> [Task directions] Search the listing for the string "chart" and copy every line that contains it.

> [Raw data]

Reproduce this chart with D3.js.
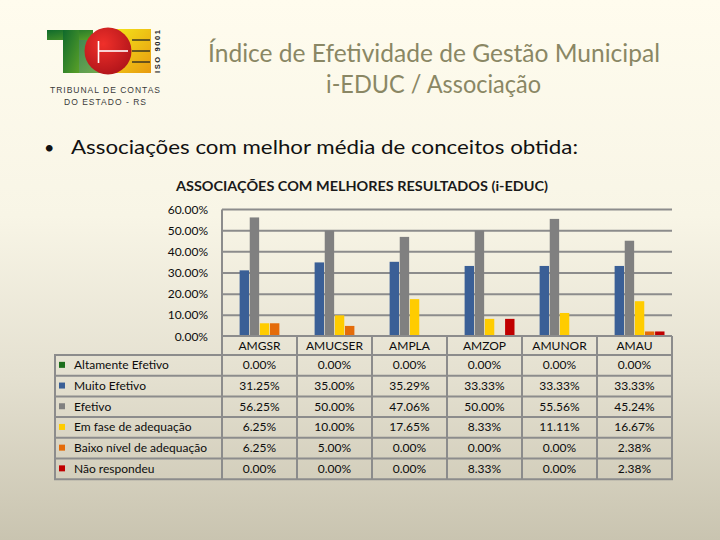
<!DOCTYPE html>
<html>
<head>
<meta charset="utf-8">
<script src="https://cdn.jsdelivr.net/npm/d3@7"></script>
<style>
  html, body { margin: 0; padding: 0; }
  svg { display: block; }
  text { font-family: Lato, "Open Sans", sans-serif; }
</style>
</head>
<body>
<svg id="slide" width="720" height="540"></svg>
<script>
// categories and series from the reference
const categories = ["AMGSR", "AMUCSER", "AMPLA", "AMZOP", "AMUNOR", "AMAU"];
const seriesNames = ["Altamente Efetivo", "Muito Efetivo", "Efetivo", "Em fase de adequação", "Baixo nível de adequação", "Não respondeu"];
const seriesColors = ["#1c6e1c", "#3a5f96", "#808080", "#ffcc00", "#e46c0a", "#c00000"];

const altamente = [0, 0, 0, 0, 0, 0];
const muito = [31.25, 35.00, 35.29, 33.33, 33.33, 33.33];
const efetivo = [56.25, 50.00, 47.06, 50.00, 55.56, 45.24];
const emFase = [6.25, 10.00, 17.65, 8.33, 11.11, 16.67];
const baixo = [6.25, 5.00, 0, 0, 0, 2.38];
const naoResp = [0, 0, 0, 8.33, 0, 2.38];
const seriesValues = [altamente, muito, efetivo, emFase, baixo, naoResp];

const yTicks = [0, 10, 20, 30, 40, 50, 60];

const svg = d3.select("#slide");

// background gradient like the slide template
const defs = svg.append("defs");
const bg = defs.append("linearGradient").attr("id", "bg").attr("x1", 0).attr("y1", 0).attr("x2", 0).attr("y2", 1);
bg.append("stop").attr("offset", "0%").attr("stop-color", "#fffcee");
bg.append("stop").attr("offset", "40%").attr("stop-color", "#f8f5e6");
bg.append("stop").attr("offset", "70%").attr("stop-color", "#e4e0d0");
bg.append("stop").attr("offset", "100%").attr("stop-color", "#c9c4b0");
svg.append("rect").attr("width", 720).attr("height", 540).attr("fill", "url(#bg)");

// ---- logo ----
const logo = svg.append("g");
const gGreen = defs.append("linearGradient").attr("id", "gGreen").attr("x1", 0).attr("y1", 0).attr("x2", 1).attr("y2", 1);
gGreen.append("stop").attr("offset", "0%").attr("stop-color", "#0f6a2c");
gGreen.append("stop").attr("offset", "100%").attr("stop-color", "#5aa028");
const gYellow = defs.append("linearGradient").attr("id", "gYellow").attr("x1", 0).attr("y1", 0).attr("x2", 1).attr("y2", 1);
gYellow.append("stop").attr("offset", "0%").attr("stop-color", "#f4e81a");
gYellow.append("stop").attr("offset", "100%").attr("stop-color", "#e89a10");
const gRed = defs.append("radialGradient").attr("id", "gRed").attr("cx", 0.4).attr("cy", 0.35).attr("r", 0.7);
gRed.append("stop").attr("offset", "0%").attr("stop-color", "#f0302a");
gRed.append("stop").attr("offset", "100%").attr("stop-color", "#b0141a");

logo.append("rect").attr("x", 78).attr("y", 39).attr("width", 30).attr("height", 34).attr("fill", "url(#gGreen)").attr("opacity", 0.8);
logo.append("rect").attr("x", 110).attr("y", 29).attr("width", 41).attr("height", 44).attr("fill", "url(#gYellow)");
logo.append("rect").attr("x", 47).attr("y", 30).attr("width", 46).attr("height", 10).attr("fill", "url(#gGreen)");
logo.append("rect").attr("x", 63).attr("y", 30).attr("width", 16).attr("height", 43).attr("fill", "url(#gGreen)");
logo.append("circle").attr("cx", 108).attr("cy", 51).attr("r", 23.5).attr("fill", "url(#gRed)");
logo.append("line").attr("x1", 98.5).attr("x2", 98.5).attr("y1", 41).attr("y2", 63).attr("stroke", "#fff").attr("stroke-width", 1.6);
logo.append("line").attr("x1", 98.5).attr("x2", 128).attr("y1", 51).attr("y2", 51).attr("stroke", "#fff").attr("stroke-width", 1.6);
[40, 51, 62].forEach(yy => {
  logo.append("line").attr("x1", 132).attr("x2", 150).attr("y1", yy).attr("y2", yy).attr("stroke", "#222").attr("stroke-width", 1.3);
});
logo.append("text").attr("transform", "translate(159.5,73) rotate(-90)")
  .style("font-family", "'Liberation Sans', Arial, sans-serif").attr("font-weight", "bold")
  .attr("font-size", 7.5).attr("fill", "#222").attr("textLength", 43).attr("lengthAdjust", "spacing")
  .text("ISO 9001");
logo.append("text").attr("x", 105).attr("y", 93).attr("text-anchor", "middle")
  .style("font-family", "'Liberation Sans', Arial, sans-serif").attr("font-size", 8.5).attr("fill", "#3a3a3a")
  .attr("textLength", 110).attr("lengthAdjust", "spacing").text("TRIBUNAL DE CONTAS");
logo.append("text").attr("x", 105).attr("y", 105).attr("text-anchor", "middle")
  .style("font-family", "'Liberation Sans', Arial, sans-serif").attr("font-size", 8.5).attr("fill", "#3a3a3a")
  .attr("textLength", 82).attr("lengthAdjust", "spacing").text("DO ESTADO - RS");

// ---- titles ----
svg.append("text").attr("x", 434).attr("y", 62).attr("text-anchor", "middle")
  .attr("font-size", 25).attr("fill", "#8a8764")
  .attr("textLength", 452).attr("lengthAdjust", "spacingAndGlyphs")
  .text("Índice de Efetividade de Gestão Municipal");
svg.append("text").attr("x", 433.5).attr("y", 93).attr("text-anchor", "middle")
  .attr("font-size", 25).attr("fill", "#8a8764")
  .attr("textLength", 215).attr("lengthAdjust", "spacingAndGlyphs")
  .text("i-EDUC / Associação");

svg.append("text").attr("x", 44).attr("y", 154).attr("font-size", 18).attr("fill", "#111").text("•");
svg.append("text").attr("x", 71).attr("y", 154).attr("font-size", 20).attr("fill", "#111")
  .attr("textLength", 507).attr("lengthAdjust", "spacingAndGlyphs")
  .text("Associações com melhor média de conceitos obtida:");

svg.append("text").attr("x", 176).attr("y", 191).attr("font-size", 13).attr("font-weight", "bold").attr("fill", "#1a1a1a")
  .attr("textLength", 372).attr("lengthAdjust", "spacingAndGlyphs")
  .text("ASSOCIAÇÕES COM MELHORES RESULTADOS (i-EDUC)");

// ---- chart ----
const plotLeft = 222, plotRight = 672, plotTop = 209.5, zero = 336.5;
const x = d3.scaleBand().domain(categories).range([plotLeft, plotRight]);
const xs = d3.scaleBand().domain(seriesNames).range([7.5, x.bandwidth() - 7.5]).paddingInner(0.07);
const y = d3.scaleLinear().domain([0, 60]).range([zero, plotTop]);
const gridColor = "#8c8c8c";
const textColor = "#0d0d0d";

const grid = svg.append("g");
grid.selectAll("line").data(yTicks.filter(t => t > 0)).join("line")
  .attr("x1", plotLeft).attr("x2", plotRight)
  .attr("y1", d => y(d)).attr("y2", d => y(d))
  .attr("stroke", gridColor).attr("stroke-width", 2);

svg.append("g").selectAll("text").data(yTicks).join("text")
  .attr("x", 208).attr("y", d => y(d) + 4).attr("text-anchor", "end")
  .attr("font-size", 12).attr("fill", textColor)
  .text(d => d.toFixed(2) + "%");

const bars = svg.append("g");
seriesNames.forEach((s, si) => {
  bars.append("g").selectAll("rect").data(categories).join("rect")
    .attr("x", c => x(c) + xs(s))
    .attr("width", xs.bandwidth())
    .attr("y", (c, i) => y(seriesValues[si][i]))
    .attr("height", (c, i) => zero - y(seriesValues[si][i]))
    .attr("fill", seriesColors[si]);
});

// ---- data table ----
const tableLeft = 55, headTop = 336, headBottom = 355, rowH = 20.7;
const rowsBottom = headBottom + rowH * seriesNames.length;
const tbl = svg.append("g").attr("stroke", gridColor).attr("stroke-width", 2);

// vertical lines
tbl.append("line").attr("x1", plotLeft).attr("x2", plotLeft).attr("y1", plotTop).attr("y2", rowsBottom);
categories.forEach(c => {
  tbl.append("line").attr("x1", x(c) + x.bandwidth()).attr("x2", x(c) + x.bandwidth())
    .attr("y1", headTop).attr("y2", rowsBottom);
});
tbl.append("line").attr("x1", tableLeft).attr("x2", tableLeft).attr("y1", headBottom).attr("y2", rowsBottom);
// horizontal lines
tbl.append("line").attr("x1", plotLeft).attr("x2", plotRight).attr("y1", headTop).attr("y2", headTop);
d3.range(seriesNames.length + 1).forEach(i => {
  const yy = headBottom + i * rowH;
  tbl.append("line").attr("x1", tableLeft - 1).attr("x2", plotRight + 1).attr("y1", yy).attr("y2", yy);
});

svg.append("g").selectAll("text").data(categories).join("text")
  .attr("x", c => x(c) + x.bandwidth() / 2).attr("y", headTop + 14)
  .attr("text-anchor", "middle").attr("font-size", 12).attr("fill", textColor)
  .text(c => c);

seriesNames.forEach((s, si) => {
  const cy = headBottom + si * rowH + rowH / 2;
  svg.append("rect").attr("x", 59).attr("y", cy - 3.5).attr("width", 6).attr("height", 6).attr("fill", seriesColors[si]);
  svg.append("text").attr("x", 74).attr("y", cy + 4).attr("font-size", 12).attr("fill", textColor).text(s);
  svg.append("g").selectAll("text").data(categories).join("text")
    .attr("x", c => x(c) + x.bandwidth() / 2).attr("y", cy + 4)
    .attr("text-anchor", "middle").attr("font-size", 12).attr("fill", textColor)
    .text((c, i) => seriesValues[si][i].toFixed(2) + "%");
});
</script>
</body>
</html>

> [The output]
Reproduce this chart with D3.js.
// ---- chart ----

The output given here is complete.